Nasa’s ‘Perseverance’ rover lands on Mars

NASA safely landed a new robotic rover on Mars on Thursday, beginning its most ambitious effort in decades to directly study whether there was ever life on the now barren red planet.

While the agency has completed other missions to Mars, the $2.7 billion robotic explorer, named Perseverance, carries scientific tools that will bring advanced capabilities to the search for life beyond Earth. The rover, about the size of a car, can use its sophisticated cameras, lasers that can analyze the chemical makeup of Martian rocks and ground-penetrating radar to identify the chemical signatures of fossilized microbial life that may have thrived on Mars when it was a planet full of flowing water.

“Now the fun really starts,” Lori Glaze, director of NASA’s planetary science division, said during a news conference after the landing.

NASA’s earlier missions showed that in the distant past some places were warm, wet and habitable. Now it is time to learn whether there were ever any microscopic inhabitants there.

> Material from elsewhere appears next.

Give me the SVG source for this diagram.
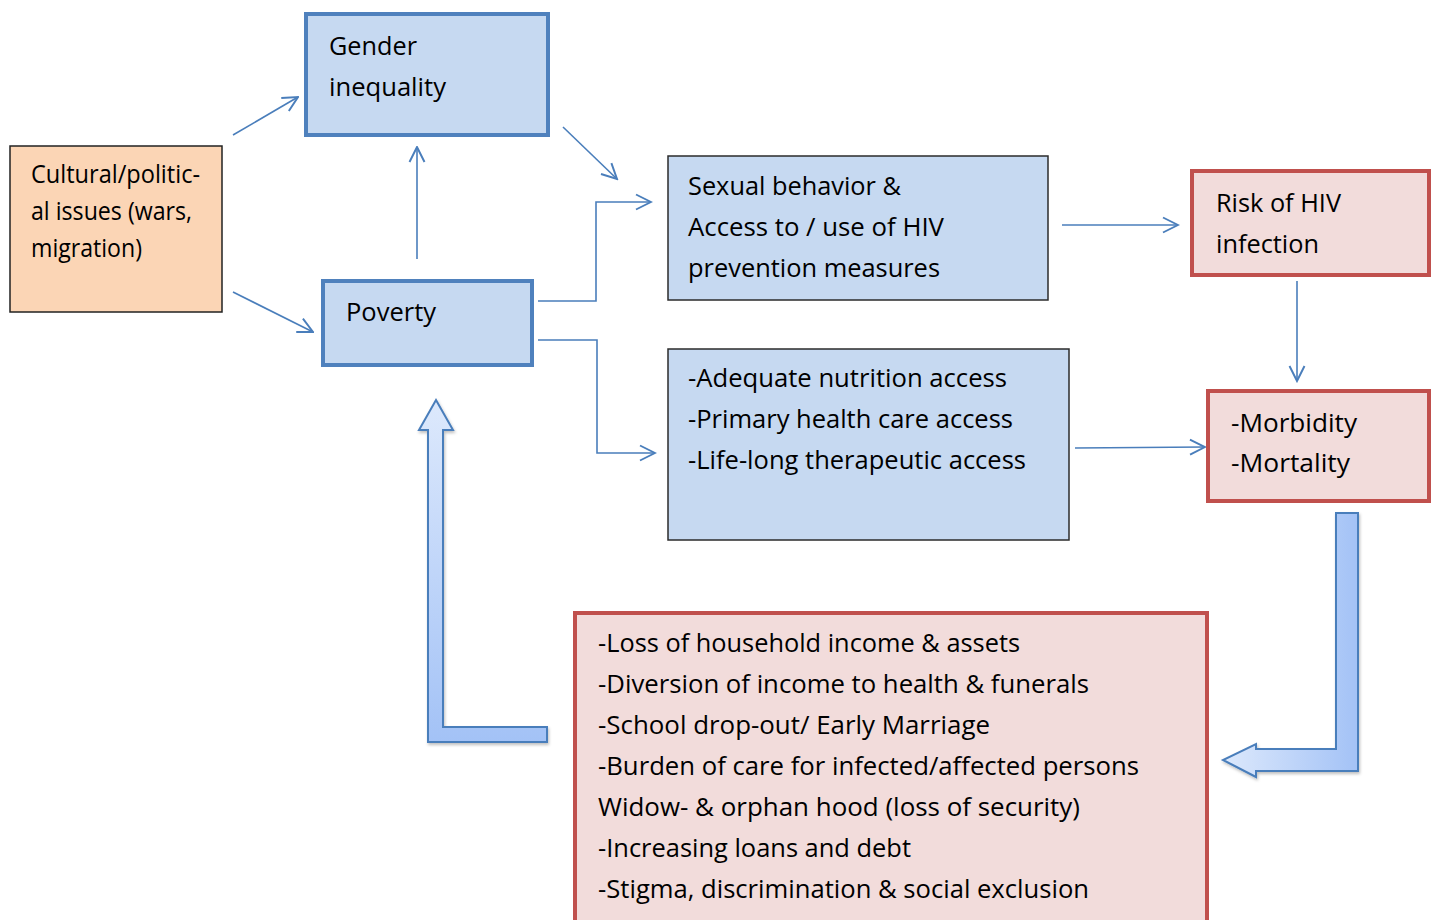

“It‘s an enormous undertaking that’s in front of us, and it has enormous scientific potential to really be transformative,” Kenneth Williford, a deputy project scientist on the mission said during a news conference on Wednesday. “The question is, ‘Was Mars ever a living planet?’

Mars has been the focus of more and more interest from explorers on Earth. The United Arab Emirates and China both began orbiting the planet last month, joining an armada of European and American spacecraft already studying it from space. And private entrepreneurs are looking toward the neighboring world, with some such as Elon Musk imagining that one day perhaps humans could live there.

The rover will set in motion a NASA plan that is to be carried out over the next decade, and it could bring samples from Mars back to Earth, where scientists will have even more capabilities to find something signaling that our planet is not the only place where life has ever been found.

The mission will also try to make a small experimental helicopter, Ingenuity, take flight in the thin Martian atmosphere — something never accomplished before. Successful tests of this Marscopter could point the way toward new methods for searching the surface of Mars and other worlds from their skies.

A successful test of the helicopter would be “a true extraterrestrial Wright Brothers moment,” said Thomas Zurbuchen, NASA’s associate administrator for science.

NASA has landed a series of rovers on Mars since the 1990s. Each has revolutionized human understanding of Mars.

The Spirit and Opportunity rovers, which landed in 2004, followed unmistakable signs of water that flowed several billion years ago. The Curiosity rover, which arrived in 2012, quickly discovered that its location, the 96-mile-wide Gale Crater, was once a freshwater lake, an environment that was clearly habitable even though it was not equipped to answer whether microbes once inhabited the lake.

Perseverance, by contrast, has the tools that can search for complex carbon-based molecules that could be the remnants of past microbes.

“We’re looking for lifelike shapes, and lifelike compositions,” Dr. Williford said. “Chemical compositions — so the elements, the minerals, the molecules, the organic molecules that we know are associated with life — we’re looking for all those things occurring together.”